Elle a également salué les récents échanges de détenus ainsi que la coopération qui a permis à plusieurs familles syriennes du camp d'Al-Hol de retourner dans le nord-ouest. Des milliers de personnes originaires de plusieurs pays sont détenues depuis des années dans ce camp pour leurs liens présumés avec les extrémistes de Daech.
Attaques contre des communautés
Najat Rochdi a souligné que la protection et la sécurité de toutes les composantes de la société, ainsi que la prévention de l'incitation aux tensions intercommunautaires, « sont des piliers absolus de la stabilité ». Elle a noté que des incidents violents sporadiques se poursuivaient à Homs, Hama et dans d'autres régions, notamment des meurtres, des enlèvements et des atteintes aux libertés individuelles.
Par ailleurs, certaines des personnes rencontrées par l'Envoyé spécial Pedersen à Damas ont exprimé leur inquiétude face aux attaques continues visant des communautés et des groupes spécifiques, notamment les Alaouites, les Druzes et les femmes.
Justice et transition
La réinstallation des juges limogés par l’ancien régime est un autre développement positif dans la restauration de la confiance du peuple en la justice, a affirmé Mme Rochdi.

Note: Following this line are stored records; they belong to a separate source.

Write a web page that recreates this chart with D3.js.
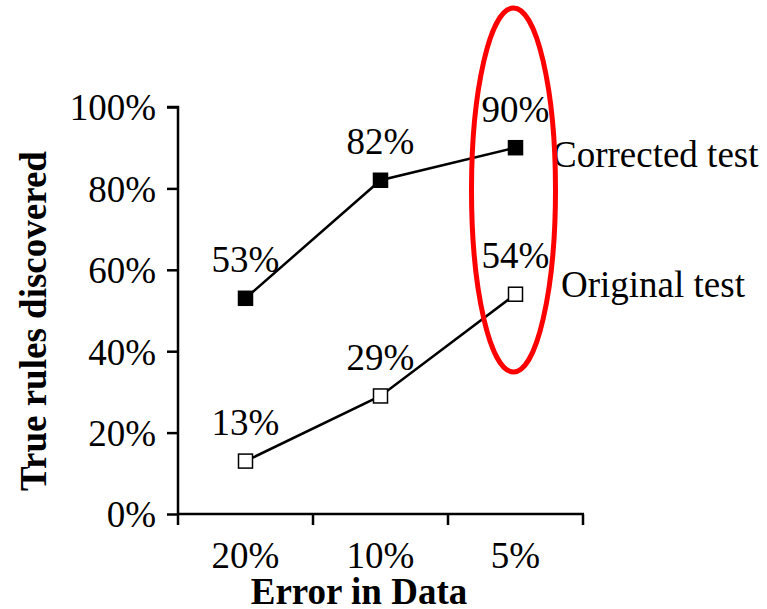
<!DOCTYPE html>
<html>
<head>
<meta charset="utf-8">
<script src="https://cdn.jsdelivr.net/npm/d3@7"></script>
<style>
  html, body { margin: 0; padding: 0; background: #fff; }
  svg { display: block; font-family: "Liberation Serif", "Times New Roman", serif; }
</style>
</head>
<body>
<svg id="chart" width="767" height="609"></svg>
<script>
// Error levels on the x axis
const categories = ["20%", "10%", "5%"];
// Share of true rules discovered, in percent
const correctedValues = [53, 82, 90];
const originalValues = [13, 29, 54];
const seriesNames = ["Corrected test", "Original test"];
const yTicks = [0, 20, 40, 60, 80, 100];

const FS = 37;
const svg = d3.select("#chart");
const plot = { left: 178, right: 583, top: 107, bottom: 514 };

const x = d3.scaleBand().domain(categories).range([plot.left, plot.right]).padding(0);
const y = d3.scaleLinear().domain([0, 100]).range([plot.bottom, plot.top]);
const cx = d => x(d) + x.bandwidth() / 2;

// Y axis
const yAxis = svg.append("g")
  .attr("transform", `translate(${plot.left},0)`)
  .call(d3.axisLeft(y).tickValues(yTicks).tickSize(11).tickPadding(11).tickFormat(d => d + "%"));
yAxis.select(".domain").attr("d", `M-11,${y(100)}H0V${y(0)}`);
yAxis.selectAll("path, line").attr("stroke", "#000").attr("stroke-width", 2.5);
yAxis.selectAll("text").attr("font-size", FS).attr("font-family", "Liberation Serif").attr("fill", "#000").attr("dy", "0.35em");

// X axis with tick marks at category boundaries
const xg = svg.append("g");
xg.append("line")
  .attr("x1", plot.left - 1).attr("x2", plot.right + 1)
  .attr("y1", plot.bottom).attr("y2", plot.bottom)
  .attr("stroke", "#000").attr("stroke-width", 2.5);
const boundaries = categories.map(c => x(c)).concat([x(categories[categories.length - 1]) + x.bandwidth()]);
xg.selectAll("line.tick").data(boundaries).join("line")
  .attr("class", "tick")
  .attr("x1", d => d).attr("x2", d => d)
  .attr("y1", plot.bottom).attr("y2", plot.bottom + 11)
  .attr("stroke", "#000").attr("stroke-width", 2.5);
xg.selectAll("text").data(categories).join("text")
  .attr("x", d => cx(d)).attr("y", 568)
  .attr("text-anchor", "middle").attr("font-size", FS).text(d => d);

// Axis titles
svg.append("text")
  .attr("x", 359).attr("y", 604)
  .attr("text-anchor", "middle").attr("font-size", FS).attr("font-weight", "bold")
  .text("Error in Data");
svg.append("text")
  .attr("transform", "translate(46,321) rotate(-90)")
  .attr("text-anchor", "middle").attr("font-size", FS).attr("font-weight", "bold")
  .text("True rules discovered");

const line = d3.line().x((d, i) => cx(categories[i])).y(d => y(d));

function drawSeries(values, fill) {
  svg.append("path").datum(values)
    .attr("d", line).attr("fill", "none").attr("stroke", "#000").attr("stroke-width", 2.5);
  const ms = 14;
  svg.append("g").selectAll("rect").data(values).join("rect")
    .attr("x", (d, i) => cx(categories[i]) - ms / 2)
    .attr("y", d => y(d) - ms / 2)
    .attr("width", ms).attr("height", ms)
    .attr("fill", fill).attr("stroke", "#000").attr("stroke-width", 1.5);
  svg.append("g").selectAll("text").data(values).join("text")
    .attr("x", (d, i) => cx(categories[i]))
    .attr("y", d => y(d) - 26)
    .attr("text-anchor", "middle").attr("font-size", FS)
    .text(d => d + "%");
}
drawSeries(correctedValues, "#000");
drawSeries(originalValues, "#fff");

// Series labels next to the last points
svg.append("text").attr("x", 552).attr("y", y(correctedValues[2]) + 19)
  .attr("font-size", FS).text(seriesNames[0]);
svg.append("text").attr("x", 561).attr("y", y(originalValues[2]) + 3)
  .attr("font-size", FS).text(seriesNames[1]);

// Highlight around the 5% column
svg.append("ellipse")
  .attr("cx", cx(categories[2]) - 2).attr("cy", 190)
  .attr("rx", 42).attr("ry", 182)
  .attr("fill", "none").attr("stroke", "#f00").attr("stroke-width", 5);
</script>
</body>
</html>
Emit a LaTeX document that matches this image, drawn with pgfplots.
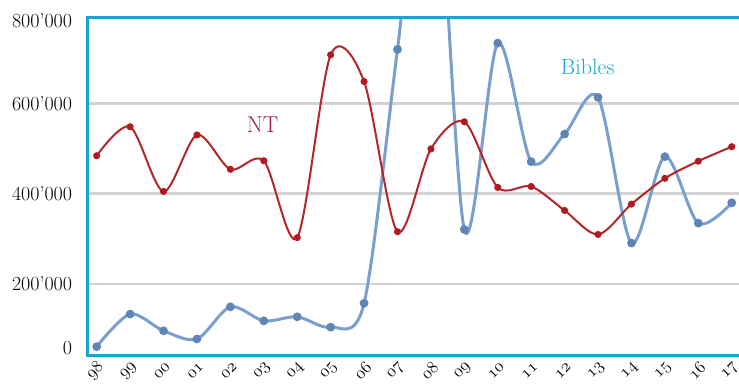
\documentclass[border=0pt]{standalone}
\usepackage{pgfplots}
\usepackage{pgfplotstable}
\pgfplotsset{compat=1.18}
\definecolor{framecol}{HTML}{14A6D0}
\definecolor{ntred}{HTML}{B3262A}
\definecolor{ntmark}{HTML}{B01A20}
\definecolor{ntlabel}{HTML}{9E1E3C}
\definecolor{bibblue}{HTML}{7B9FCC}
\definecolor{bibmark}{HTML}{5D85B6}
\definecolor{biblabel}{HTML}{1BA6CB}
\definecolor{gridgray}{HTML}{D2D2D2}

\pgfplotstableread{
idx nt bib
0 484000 62000
1 548000 134000
2 405000 97000
3 530000 79000
4 454000 150000
5 473000 119000
6 303000 128000
7 707000 105000
8 648000 158000
9 316000 719000
10 499000 1300000
11 559000 321000
12 414000 733000
13 416000 471000
14 363000 532000
15 310000 613000
16 377000 291000
17 434000 482000
18 472000 335000
19 504000 380000
}\data

\begin{document}
\begin{tikzpicture}
\begin{axis}[name=ax, scale only axis, width=651.7pt, height=338.4pt,
  xmin=-0.281, xmax=19.218, ymin=42000, ymax=790000,
  axis line style={draw=none},
  xtick={0,...,19},
  xticklabels={$\mathnormal{98}$,$\mathnormal{99}$,$\mathnormal{00}$,$\mathnormal{01}$,$\mathnormal{02}$,$\mathnormal{03}$,$\mathnormal{04}$,$\mathnormal{05}$,$\mathnormal{06}$,$\mathnormal{07}$,$\mathnormal{08}$,$\mathnormal{09}$,$\mathnormal{10}$,$\mathnormal{11}$,$\mathnormal{12}$,$\mathnormal{13}$,$\mathnormal{14}$,$\mathnormal{15}$,$\mathnormal{16}$,$\mathnormal{17}$},
  x tick label style={xshift=-1.5pt, yshift=-15pt, rotate=45, anchor=center, inner sep=0pt, font=\fontsize{18}{18}\selectfont},
  ytick={200000,400000,600000},
  yticklabels={200’000,400’000,600’000},
  extra y ticks={59000,782000},
  extra y tick labels={0,800’000},
  extra tick style={grid=none},
  ymajorgrids, grid style={gridgray, line width=2.5pt},
  major tick length=0pt,
  y tick label style={font=\fontsize{20}{20}\selectfont, anchor=east, inner sep=0pt, xshift=-15pt},
  scaled y ticks=false,
  clip=true,
]
\addplot[bibblue, line width=3pt, smooth, mark=*, mark size=2.8pt, mark options={fill=bibmark, draw=bibmark}] table[x=idx, y=bib] {\data};
\addplot[ntred, line width=2pt, smooth, mark=*, mark size=2.5pt, mark options={fill=ntmark, draw=ntmark}] table[x=idx, y=nt] {\data};
\node[text=ntlabel, font=\fontsize{23}{23}\selectfont] at (axis cs:4.96,552000) {NT};
\node[text=biblabel, font=\fontsize{22}{22}\selectfont] at (axis cs:14.69,681000) {Bibles};
\end{axis}
\draw[framecol, line width=2.5pt] ([xshift=5pt]ax.north east) -- (ax.north west) -- (ax.south west) -- ([xshift=5pt]ax.south east);
\pgfresetboundingbox
\path[use as bounding box] ([xshift=-87.3pt,yshift=-27.3pt]ax.south west) rectangle ([yshift=17.3pt]ax.north east);
\end{tikzpicture}
\end{document}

La justice a été au cœur de l’intervention d"Amneh Khoulani, défenseure des droits humains, survivante et Directrice exécutive de l’ONG Adalaty Centre, qui a perdu trois frères, exécutés par l’ancien régime.
« La justice transitionnelle est un impératif national et moral essentiel à l’instauration de la paix civile », a-t-elle rappelé. Elle a notamment salué la création récente de la Commission nationale pour la justice transitionnelle et de la Commission nationale pour les disparus.
« La Syrie doit être reconstruite par son peuple, sans discrimination et avec l’inclusion comme principe directeur de chaque étape », a-t-elle dit. Le régime précédent ayant laissé derrière lui un État dévasté, dépourvu d’institutions fonctionnelles, Mme Khoulani a estimé que la Syrie a besoin d’une aide internationale responsable et pleinement respectueuse de son indépendance.
Crise humanitaire
Même son de cloche du côté de Joyce Msuya, Sous-Secrétaire générale des Nations Unies aux affaires humanitaires et Coordonnatrice adjointe des secours d’urgence, qui a appelé la communauté internationale à rester concentrée sur la crise humanitaire en Syrie, l’une des plus importantes au monde.

Mme Msuya a rappelé que les trois quarts de la population ont encore besoin d’aide humanitaire, le pays comptant plus de 7 millions de personnes déplacées.
« Alors que nous sommes à la moitié de l’année, le plan d’aide humanitaire pour la Syrie a reçu 260 millions de dollars, soit à peine 14% des fonds nécessaires », a-t-elle dit.
Dans un contexte de crise des financements, l’ONU entend réduire son déploiement. Cela signifie « faire moins avec moins », a justifié Mme Msuya. Pour éviter que les populations ne soient dépendantes de l’assistance, la Sous-Secrétaire générale a appelé à rétablir les moyens de subsistance.
Rapatriés et mesures économiques
Najat Rochdi a noté que malgré la fragilité de la situation sécuritaire et socio-économique dans leur pays d'origine, près de 600.000 personnes seraient rentrées en Syrie au cours des six derniers mois, principalement en provenance des pays voisins.
On estime que 1,34 million de personnes déplacées à l'intérieur de la Syrie sont également retournées dans leurs régions d'origine au cours de la même période.
La haute responsable a déclaré que l'ONU continuait de saluer et d'encourager les actions internationales contribuant à la relance de l'économie syrienne. Parmi celles-ci figurent une levée, pendant de six mois, de certaines sanctions américaines, la levée des sanctions économiques par l'Union européenne et un large éventail de transactions autorisées par le Royaume-Uni pour faciliter l'activité commerciale dans certains secteurs clés.
Elle a également salué un important contrat pour la construction de plusieurs centrales à gaz et à énergie solaire, signé entre les autorités intérimaires et un consortium d'organisations régionales et internationales. « Ces projets devraient répondre à plus de la moitié des besoins nationaux en électricité de la Syrie, ce qui représente un grand pas en avant vers la sécurité énergétique, la relance économique et la résilience des infrastructures », a-t-elle déclaré.